Your task →
In the data below, find every line that has the string "standalone", and copy it.

Provided records →
****
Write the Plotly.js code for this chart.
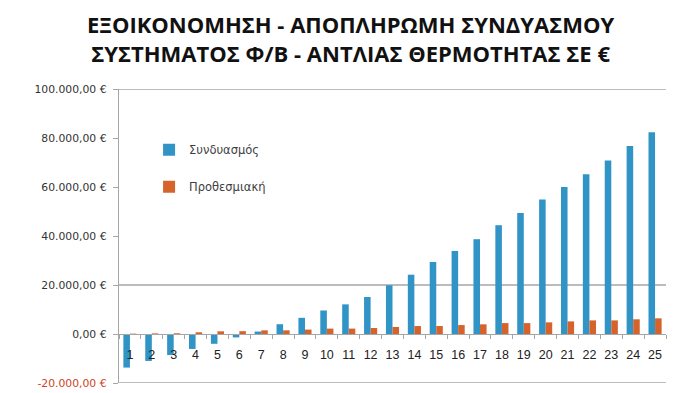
****
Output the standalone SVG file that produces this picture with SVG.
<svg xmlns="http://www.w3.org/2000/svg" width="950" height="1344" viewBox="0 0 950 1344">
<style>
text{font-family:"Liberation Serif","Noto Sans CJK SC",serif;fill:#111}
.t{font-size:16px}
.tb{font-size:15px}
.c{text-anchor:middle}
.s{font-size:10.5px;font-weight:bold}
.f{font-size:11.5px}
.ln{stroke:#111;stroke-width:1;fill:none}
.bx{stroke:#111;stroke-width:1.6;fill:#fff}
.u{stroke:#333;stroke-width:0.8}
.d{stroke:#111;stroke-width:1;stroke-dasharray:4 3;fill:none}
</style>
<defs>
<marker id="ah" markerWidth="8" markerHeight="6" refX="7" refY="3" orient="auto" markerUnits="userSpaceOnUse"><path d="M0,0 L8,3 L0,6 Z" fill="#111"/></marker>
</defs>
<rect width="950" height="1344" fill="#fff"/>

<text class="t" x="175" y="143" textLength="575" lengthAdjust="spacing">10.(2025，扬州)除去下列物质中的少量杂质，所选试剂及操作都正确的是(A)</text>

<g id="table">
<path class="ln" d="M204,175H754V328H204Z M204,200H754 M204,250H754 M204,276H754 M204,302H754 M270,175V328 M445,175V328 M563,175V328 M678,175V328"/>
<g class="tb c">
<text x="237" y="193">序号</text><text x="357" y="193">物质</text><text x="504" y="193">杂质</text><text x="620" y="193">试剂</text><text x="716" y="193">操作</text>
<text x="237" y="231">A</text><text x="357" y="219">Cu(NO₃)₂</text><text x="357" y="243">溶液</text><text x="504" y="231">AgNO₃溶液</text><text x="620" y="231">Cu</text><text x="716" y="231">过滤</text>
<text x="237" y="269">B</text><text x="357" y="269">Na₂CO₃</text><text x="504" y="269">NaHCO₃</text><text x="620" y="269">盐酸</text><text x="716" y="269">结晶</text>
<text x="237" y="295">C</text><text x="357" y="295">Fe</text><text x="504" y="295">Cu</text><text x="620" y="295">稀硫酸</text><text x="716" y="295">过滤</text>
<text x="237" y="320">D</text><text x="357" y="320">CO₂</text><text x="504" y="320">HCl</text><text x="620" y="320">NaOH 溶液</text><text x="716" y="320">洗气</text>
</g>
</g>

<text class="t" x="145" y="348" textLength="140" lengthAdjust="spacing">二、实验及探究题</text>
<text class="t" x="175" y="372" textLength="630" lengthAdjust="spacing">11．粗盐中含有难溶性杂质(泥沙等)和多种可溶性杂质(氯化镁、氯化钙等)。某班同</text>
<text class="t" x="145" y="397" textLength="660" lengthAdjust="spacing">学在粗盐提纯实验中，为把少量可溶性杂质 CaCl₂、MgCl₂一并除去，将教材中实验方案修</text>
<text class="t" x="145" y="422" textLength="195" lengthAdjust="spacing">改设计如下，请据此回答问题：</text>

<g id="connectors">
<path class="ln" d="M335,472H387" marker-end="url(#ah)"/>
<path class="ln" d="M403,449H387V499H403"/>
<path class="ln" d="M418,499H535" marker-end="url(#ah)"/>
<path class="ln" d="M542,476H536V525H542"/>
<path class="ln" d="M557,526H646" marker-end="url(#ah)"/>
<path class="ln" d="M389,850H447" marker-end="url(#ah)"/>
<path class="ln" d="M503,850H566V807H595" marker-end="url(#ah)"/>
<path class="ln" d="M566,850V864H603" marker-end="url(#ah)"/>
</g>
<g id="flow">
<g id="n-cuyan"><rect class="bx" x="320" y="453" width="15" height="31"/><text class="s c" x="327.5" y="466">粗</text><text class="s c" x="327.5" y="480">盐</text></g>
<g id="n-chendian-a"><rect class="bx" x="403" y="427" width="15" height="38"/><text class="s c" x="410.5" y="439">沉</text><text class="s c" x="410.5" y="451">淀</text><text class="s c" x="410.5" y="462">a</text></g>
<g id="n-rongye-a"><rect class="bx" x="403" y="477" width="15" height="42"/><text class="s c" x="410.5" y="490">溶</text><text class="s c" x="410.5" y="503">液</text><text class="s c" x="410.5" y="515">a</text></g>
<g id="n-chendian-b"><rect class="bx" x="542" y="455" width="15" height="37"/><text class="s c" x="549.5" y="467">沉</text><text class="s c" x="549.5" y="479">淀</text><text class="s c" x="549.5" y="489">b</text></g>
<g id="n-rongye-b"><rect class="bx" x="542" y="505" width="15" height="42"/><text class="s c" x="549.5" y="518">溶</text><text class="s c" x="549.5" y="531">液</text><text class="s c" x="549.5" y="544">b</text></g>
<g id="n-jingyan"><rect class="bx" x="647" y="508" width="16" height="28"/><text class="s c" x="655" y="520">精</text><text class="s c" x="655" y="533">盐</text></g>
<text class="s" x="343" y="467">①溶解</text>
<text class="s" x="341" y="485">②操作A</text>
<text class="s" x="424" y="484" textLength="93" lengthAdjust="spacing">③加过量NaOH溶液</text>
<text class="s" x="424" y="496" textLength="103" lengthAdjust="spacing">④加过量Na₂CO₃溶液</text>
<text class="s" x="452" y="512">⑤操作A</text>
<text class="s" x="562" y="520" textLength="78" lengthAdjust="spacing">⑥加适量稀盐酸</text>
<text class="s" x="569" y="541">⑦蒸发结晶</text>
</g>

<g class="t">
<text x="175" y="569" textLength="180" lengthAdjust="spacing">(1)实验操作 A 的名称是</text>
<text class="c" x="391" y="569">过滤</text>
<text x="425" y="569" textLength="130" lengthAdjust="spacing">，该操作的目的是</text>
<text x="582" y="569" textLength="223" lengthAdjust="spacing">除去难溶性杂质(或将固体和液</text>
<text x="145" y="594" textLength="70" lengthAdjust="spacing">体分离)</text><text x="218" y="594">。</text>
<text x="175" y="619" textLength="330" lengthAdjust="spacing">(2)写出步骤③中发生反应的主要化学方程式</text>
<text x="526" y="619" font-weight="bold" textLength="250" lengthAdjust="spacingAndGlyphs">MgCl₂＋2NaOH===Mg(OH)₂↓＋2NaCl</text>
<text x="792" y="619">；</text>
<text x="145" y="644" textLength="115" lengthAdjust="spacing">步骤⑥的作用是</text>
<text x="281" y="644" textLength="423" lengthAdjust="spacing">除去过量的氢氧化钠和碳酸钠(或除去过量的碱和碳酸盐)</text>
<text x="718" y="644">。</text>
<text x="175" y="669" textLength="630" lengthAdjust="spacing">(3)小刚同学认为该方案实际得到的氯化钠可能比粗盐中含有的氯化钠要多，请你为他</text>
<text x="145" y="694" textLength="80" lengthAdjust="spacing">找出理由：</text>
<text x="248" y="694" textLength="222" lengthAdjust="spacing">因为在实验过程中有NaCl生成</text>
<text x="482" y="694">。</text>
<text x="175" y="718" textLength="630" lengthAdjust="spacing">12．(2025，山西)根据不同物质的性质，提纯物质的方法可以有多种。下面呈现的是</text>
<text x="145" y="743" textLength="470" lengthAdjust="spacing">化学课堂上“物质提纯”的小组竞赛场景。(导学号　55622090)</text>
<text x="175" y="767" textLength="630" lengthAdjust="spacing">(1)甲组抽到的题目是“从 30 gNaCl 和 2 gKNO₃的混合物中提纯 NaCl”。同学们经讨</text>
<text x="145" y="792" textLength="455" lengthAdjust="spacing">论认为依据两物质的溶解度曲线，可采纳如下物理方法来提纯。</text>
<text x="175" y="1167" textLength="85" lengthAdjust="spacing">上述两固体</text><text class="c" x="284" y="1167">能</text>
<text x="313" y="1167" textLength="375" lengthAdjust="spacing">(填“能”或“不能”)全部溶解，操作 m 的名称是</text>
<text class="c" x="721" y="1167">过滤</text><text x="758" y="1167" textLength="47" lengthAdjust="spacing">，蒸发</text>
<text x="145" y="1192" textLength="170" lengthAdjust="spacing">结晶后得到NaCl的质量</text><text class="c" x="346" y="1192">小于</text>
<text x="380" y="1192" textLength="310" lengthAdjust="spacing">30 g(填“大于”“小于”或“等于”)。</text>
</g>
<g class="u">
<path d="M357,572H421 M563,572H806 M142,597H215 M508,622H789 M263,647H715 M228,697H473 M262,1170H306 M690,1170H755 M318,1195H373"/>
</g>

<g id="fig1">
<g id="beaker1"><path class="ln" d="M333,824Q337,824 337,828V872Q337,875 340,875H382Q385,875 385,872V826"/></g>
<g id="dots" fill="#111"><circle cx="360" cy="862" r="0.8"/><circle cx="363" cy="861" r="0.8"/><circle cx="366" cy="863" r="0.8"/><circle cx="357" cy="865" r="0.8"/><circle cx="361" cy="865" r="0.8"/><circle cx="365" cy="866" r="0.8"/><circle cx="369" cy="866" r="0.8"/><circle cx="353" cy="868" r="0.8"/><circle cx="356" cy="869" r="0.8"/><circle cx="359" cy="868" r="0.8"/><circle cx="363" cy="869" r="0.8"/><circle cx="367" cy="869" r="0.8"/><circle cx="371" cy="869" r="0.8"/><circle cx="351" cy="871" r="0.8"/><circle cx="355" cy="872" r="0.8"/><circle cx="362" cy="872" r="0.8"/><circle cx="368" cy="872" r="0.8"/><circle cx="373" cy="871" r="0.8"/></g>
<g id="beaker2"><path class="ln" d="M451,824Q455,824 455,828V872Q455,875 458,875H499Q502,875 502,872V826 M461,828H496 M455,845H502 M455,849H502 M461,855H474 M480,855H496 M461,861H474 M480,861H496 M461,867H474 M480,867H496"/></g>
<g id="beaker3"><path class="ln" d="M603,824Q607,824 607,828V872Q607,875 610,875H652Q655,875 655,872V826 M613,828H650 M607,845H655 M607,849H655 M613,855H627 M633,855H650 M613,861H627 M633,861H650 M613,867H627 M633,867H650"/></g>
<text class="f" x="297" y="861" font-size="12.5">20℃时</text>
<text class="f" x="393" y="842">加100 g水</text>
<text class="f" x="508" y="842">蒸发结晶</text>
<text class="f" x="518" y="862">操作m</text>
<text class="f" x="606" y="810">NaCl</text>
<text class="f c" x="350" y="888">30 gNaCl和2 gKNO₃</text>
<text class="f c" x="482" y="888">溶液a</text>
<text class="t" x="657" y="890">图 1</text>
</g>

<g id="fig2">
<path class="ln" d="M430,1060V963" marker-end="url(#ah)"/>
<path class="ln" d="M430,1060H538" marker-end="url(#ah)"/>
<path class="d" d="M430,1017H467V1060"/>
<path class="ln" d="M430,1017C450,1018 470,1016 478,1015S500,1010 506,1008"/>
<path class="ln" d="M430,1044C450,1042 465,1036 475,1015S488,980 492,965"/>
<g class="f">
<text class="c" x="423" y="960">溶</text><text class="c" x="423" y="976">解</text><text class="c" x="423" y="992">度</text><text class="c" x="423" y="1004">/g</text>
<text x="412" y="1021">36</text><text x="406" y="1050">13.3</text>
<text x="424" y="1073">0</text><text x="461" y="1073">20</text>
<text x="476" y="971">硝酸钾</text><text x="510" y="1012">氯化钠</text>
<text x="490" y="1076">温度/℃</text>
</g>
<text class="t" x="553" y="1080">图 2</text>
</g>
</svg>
****
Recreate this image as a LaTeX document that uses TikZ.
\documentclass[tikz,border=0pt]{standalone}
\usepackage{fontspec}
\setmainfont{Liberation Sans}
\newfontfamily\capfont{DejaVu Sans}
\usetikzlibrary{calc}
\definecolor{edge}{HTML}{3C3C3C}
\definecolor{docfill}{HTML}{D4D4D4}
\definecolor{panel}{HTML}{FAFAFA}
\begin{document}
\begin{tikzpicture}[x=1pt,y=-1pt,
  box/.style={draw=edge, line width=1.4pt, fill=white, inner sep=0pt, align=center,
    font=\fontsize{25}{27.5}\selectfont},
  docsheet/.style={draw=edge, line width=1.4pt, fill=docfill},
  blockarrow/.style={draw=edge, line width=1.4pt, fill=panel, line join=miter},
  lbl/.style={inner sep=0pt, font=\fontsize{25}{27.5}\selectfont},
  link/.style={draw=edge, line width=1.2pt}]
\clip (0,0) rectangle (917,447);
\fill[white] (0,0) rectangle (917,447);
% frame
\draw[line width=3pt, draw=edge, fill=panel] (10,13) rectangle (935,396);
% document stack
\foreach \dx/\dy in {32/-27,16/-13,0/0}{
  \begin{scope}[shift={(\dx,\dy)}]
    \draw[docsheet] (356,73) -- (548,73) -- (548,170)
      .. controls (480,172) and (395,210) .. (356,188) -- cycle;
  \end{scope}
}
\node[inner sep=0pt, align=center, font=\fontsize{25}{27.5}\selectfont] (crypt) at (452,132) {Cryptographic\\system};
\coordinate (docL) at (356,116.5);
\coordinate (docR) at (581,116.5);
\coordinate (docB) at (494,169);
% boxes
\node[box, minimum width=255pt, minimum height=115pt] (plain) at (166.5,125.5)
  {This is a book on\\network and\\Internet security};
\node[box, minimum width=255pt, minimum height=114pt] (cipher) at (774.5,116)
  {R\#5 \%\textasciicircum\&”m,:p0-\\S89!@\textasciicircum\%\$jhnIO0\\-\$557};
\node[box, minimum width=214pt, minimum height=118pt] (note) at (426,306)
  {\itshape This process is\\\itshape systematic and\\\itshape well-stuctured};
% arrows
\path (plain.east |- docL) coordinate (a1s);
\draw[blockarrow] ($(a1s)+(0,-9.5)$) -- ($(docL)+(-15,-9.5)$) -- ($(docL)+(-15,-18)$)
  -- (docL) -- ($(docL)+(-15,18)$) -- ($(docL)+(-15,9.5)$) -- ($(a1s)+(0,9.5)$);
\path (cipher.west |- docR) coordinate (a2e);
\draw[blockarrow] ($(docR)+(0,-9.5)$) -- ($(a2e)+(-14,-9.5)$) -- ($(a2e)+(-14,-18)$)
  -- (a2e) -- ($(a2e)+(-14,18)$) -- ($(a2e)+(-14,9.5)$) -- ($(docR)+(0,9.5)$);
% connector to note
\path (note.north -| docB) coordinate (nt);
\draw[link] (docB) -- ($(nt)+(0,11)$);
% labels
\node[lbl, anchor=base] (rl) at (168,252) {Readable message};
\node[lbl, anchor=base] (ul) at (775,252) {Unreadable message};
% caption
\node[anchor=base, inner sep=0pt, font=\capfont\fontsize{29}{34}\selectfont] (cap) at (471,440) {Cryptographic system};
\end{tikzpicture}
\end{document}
****
Problem solution →
Output the standalone SVG file that produces this picture with SVG.
\documentclass[tikz,border=0pt]{standalone}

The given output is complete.